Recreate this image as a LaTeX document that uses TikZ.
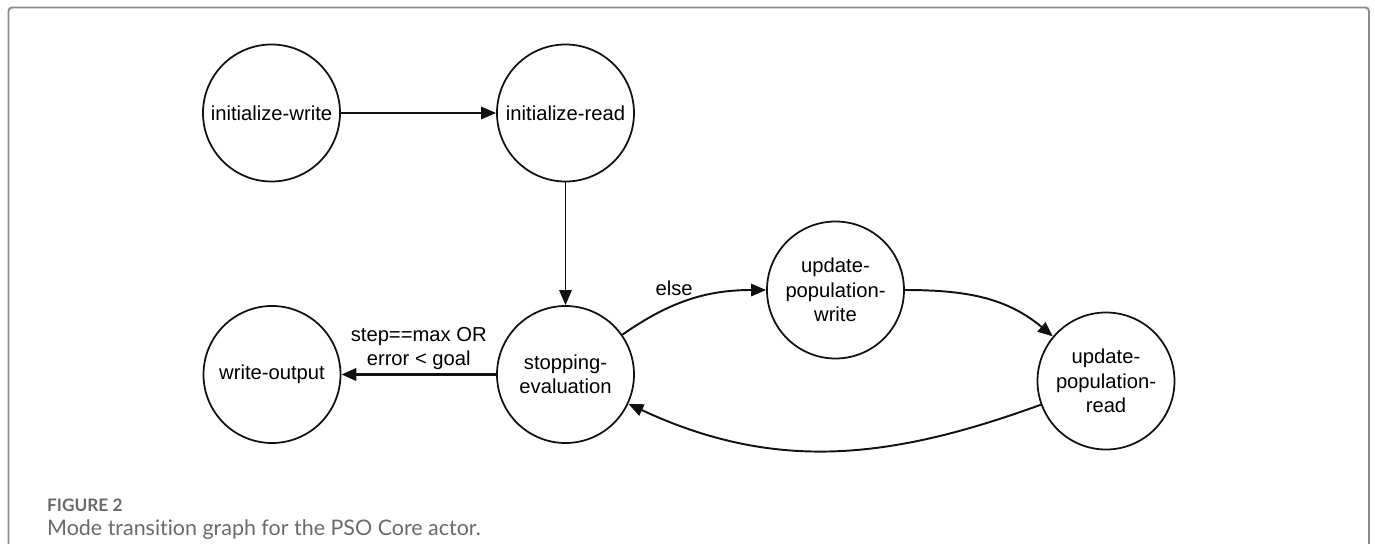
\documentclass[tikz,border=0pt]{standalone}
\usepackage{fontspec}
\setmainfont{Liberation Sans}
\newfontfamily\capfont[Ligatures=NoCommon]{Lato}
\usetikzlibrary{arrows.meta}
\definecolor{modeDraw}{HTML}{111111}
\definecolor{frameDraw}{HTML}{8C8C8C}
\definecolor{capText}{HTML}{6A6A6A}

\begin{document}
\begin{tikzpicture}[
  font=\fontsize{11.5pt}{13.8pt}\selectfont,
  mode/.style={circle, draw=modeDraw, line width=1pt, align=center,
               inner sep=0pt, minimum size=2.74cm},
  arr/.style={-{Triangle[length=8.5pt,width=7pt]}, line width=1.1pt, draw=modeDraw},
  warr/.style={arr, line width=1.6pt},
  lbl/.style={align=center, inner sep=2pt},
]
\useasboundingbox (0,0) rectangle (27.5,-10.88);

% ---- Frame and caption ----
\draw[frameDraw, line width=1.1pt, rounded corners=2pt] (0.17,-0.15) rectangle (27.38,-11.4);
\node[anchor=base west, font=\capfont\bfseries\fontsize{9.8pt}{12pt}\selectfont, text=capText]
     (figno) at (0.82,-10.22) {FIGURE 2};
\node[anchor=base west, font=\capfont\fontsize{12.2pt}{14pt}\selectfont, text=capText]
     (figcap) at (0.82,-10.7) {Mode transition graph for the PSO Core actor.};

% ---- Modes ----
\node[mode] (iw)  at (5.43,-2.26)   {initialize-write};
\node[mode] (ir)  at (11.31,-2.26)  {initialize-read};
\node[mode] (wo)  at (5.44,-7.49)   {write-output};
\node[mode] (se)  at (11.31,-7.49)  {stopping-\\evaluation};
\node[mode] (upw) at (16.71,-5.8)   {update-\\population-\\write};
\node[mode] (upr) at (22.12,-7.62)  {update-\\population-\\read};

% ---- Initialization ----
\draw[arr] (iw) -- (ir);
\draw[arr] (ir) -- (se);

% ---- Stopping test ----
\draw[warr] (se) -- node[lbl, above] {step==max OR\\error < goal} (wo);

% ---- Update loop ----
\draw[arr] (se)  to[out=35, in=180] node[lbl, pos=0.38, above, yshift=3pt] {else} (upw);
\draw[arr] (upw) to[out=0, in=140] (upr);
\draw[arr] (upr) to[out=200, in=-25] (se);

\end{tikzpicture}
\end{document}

» EXERCISE TASK:
Without any pictures, reproduce the lines from the first one in the material through the line that has "(0,0) rectangle (27.5,-10.88);", exactly as they appear.

» ANSWER FOR THIS EXERCISE:
Recreate this image as a LaTeX document that uses TikZ.
\documentclass[tikz,border=0pt]{standalone}
\usepackage{fontspec}
\setmainfont{Liberation Sans}
\newfontfamily\capfont[Ligatures=NoCommon]{Lato}
\usetikzlibrary{arrows.meta}
\definecolor{modeDraw}{HTML}{111111}
\definecolor{frameDraw}{HTML}{8C8C8C}
\definecolor{capText}{HTML}{6A6A6A}

\begin{document}
\begin{tikzpicture}[
  font=\fontsize{11.5pt}{13.8pt}\selectfont,
  mode/.style={circle, draw=modeDraw, line width=1pt, align=center,
               inner sep=0pt, minimum size=2.74cm},
  arr/.style={-{Triangle[length=8.5pt,width=7pt]}, line width=1.1pt, draw=modeDraw},
  warr/.style={arr, line width=1.6pt},
  lbl/.style={align=center, inner sep=2pt},
]
\useasboundingbox (0,0) rectangle (27.5,-10.88);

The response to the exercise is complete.